### RECORD LIST

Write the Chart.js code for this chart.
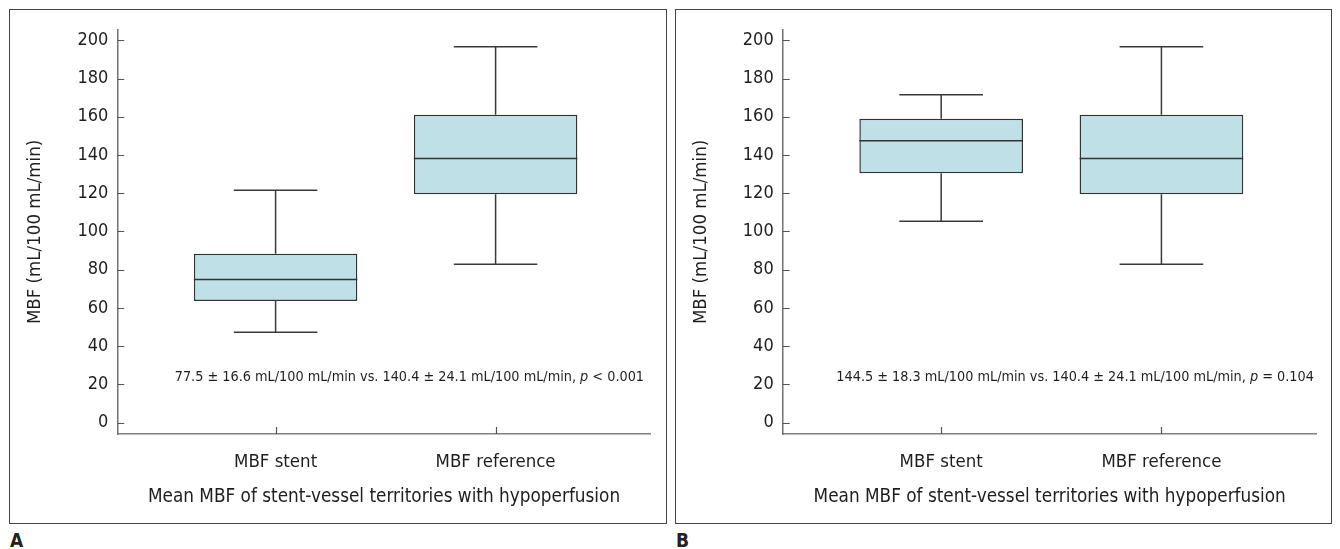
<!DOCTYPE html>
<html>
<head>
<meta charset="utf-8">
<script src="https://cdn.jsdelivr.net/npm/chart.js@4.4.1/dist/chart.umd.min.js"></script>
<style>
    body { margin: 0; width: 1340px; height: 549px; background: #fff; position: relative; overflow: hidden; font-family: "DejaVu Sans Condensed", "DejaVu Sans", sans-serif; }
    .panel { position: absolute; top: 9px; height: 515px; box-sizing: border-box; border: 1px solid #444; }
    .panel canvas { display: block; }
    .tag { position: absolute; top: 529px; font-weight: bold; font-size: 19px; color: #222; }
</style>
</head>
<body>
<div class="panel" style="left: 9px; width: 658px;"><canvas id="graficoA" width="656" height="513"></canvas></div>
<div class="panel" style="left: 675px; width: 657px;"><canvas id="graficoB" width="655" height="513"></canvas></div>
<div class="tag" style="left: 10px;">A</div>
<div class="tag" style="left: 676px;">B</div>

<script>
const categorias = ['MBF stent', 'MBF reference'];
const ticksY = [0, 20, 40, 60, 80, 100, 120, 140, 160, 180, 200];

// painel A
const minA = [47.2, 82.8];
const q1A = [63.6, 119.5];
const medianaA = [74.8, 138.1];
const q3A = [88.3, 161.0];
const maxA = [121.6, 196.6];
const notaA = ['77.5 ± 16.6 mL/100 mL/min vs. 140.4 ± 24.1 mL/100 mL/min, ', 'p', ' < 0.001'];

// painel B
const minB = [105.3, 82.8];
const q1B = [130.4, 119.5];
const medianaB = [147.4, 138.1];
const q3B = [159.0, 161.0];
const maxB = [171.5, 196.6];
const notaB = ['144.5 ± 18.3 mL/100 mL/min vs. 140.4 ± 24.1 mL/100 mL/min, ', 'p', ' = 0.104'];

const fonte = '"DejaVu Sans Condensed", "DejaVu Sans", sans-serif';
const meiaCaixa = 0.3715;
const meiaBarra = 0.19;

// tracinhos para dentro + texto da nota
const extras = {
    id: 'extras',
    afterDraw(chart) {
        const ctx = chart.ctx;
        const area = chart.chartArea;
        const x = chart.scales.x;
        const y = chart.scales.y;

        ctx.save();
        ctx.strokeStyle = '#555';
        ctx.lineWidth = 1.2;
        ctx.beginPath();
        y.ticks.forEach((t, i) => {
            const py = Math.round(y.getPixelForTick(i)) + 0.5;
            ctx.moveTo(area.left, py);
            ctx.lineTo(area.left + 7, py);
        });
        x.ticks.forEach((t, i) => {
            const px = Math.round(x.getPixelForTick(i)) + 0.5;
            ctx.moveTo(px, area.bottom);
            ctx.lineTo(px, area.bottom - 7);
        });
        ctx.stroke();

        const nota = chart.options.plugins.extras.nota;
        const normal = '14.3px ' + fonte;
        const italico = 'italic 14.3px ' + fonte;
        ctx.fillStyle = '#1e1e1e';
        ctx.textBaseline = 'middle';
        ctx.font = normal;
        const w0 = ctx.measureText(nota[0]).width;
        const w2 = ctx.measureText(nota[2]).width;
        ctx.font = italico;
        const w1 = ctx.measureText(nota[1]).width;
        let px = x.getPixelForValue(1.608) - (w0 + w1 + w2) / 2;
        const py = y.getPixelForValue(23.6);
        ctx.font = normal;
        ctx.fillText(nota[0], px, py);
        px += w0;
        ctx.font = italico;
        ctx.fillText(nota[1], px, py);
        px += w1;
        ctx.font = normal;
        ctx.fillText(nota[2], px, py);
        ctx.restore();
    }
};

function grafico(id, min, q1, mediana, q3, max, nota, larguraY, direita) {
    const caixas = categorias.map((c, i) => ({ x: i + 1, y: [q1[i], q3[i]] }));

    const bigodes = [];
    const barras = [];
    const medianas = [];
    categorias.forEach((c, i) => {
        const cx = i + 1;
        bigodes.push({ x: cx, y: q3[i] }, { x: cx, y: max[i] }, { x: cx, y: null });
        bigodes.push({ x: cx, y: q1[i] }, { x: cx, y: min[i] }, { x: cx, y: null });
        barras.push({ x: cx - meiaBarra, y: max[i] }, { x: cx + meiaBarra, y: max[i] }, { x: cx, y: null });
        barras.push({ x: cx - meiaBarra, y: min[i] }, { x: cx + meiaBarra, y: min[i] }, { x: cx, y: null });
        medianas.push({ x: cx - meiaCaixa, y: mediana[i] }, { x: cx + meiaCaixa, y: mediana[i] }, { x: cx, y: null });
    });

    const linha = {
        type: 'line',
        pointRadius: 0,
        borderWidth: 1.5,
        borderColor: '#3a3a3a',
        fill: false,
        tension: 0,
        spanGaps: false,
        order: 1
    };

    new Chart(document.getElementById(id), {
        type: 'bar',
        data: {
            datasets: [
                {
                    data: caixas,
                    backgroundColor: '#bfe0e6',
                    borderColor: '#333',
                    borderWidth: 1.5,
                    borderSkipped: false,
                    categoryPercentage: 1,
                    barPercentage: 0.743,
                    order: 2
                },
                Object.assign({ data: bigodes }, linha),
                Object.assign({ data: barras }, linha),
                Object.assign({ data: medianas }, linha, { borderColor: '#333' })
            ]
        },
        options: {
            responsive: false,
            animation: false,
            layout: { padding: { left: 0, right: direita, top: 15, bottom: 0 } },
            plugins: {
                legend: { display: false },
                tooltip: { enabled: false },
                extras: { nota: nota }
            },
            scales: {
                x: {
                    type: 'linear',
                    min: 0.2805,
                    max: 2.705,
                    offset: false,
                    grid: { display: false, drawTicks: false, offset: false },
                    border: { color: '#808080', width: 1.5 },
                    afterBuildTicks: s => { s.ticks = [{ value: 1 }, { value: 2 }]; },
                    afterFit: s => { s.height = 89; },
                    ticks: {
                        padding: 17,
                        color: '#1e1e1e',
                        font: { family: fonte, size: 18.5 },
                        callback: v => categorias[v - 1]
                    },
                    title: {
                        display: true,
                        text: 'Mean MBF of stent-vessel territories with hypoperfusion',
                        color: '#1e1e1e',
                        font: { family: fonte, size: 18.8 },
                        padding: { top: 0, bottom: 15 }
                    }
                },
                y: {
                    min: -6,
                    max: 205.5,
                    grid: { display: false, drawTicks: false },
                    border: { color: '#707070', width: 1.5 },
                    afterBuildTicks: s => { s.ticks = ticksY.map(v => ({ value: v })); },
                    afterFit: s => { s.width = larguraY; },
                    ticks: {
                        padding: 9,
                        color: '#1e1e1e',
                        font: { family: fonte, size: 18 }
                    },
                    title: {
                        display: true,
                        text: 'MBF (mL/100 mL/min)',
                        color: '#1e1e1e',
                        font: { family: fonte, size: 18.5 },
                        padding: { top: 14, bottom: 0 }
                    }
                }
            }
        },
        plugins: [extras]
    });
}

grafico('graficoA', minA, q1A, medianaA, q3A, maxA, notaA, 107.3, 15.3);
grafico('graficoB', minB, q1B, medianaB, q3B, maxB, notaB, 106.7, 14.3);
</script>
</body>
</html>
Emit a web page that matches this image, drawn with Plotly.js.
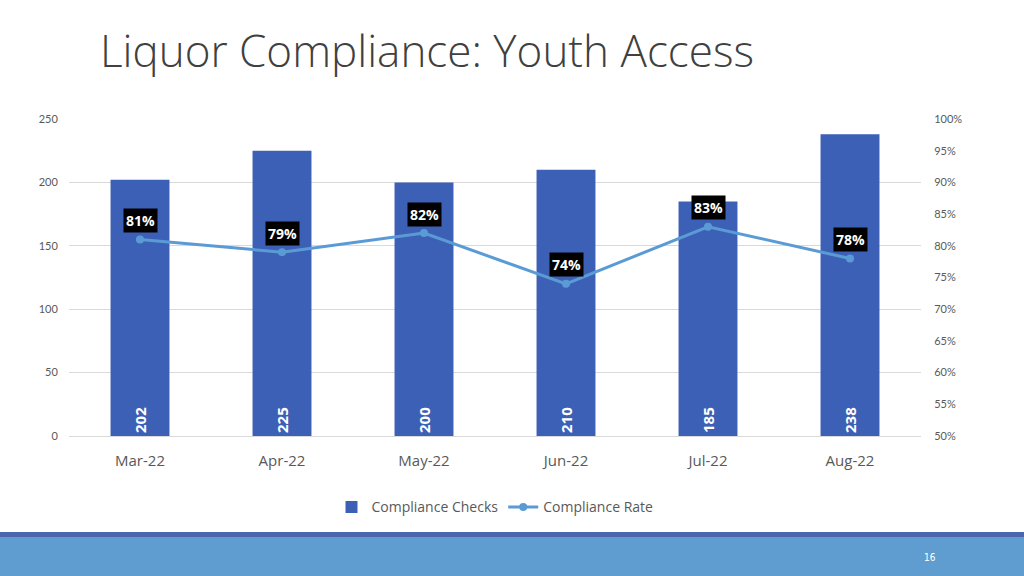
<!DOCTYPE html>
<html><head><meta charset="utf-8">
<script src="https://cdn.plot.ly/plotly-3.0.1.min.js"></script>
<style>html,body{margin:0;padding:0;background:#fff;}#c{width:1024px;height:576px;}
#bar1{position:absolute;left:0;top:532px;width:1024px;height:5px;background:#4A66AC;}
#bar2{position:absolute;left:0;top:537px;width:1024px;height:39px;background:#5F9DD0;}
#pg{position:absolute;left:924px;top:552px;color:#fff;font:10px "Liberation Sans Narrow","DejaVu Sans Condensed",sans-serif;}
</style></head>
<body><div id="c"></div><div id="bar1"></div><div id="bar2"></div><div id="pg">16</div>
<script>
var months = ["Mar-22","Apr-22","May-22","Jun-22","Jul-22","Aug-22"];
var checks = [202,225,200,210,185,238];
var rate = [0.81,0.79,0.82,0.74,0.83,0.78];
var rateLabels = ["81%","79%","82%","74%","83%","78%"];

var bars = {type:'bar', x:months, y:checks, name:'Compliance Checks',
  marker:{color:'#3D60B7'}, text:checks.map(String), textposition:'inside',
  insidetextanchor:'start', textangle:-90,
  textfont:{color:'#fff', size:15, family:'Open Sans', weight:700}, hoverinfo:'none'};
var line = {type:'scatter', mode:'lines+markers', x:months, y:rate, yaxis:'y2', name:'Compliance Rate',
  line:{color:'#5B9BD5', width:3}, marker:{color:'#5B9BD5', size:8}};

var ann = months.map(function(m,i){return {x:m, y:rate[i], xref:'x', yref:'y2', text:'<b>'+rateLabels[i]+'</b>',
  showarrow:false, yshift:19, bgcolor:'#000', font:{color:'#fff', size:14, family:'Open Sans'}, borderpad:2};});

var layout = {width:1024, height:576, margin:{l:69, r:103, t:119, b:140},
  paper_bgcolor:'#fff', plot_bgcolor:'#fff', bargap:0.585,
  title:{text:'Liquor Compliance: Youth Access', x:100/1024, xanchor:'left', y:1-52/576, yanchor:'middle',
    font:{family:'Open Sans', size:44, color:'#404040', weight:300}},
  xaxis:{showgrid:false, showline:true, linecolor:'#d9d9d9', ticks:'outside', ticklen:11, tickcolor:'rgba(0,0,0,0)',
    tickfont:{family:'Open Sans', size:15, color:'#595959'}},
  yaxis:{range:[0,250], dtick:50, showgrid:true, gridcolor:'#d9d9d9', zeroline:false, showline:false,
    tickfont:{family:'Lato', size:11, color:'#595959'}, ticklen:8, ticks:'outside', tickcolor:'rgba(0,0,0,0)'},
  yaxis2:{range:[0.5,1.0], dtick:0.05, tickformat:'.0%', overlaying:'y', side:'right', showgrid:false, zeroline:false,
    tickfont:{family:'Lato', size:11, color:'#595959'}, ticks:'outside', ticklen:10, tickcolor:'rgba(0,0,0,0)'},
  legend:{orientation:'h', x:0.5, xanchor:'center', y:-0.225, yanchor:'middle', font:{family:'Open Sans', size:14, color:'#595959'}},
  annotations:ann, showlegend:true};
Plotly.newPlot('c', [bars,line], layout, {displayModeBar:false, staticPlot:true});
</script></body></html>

######

### SHORT TASK
Pictures excluded, repeat exactly the lines from the top of the material through the line with "const y = chart.scales.y;", including both of those lines.

### ANSWER TO THE TASK
Write the Chart.js code for this chart.
<!DOCTYPE html>
<html>
<head>
<meta charset="utf-8">
<script src="https://cdn.jsdelivr.net/npm/chart.js@4.4.1/dist/chart.umd.min.js"></script>
<style>
    body { margin: 0; width: 1340px; height: 549px; background: #fff; position: relative; overflow: hidden; font-family: "DejaVu Sans Condensed", "DejaVu Sans", sans-serif; }
    .panel { position: absolute; top: 9px; height: 515px; box-sizing: border-box; border: 1px solid #444; }
    .panel canvas { display: block; }
    .tag { position: absolute; top: 529px; font-weight: bold; font-size: 19px; color: #222; }
</style>
</head>
<body>
<div class="panel" style="left: 9px; width: 658px;"><canvas id="graficoA" width="656" height="513"></canvas></div>
<div class="panel" style="left: 675px; width: 657px;"><canvas id="graficoB" width="655" height="513"></canvas></div>
<div class="tag" style="left: 10px;">A</div>
<div class="tag" style="left: 676px;">B</div>

<script>
const categorias = ['MBF stent', 'MBF reference'];
const ticksY = [0, 20, 40, 60, 80, 100, 120, 140, 160, 180, 200];

// painel A
const minA = [47.2, 82.8];
const q1A = [63.6, 119.5];
const medianaA = [74.8, 138.1];
const q3A = [88.3, 161.0];
const maxA = [121.6, 196.6];
const notaA = ['77.5 ± 16.6 mL/100 mL/min vs. 140.4 ± 24.1 mL/100 mL/min, ', 'p', ' < 0.001'];

// painel B
const minB = [105.3, 82.8];
const q1B = [130.4, 119.5];
const medianaB = [147.4, 138.1];
const q3B = [159.0, 161.0];
const maxB = [171.5, 196.6];
const notaB = ['144.5 ± 18.3 mL/100 mL/min vs. 140.4 ± 24.1 mL/100 mL/min, ', 'p', ' = 0.104'];

const fonte = '"DejaVu Sans Condensed", "DejaVu Sans", sans-serif';
const meiaCaixa = 0.3715;
const meiaBarra = 0.19;

// tracinhos para dentro + texto da nota
const extras = {
    id: 'extras',
    afterDraw(chart) {
        const ctx = chart.ctx;
        const area = chart.chartArea;
        const x = chart.scales.x;
        const y = chart.scales.y;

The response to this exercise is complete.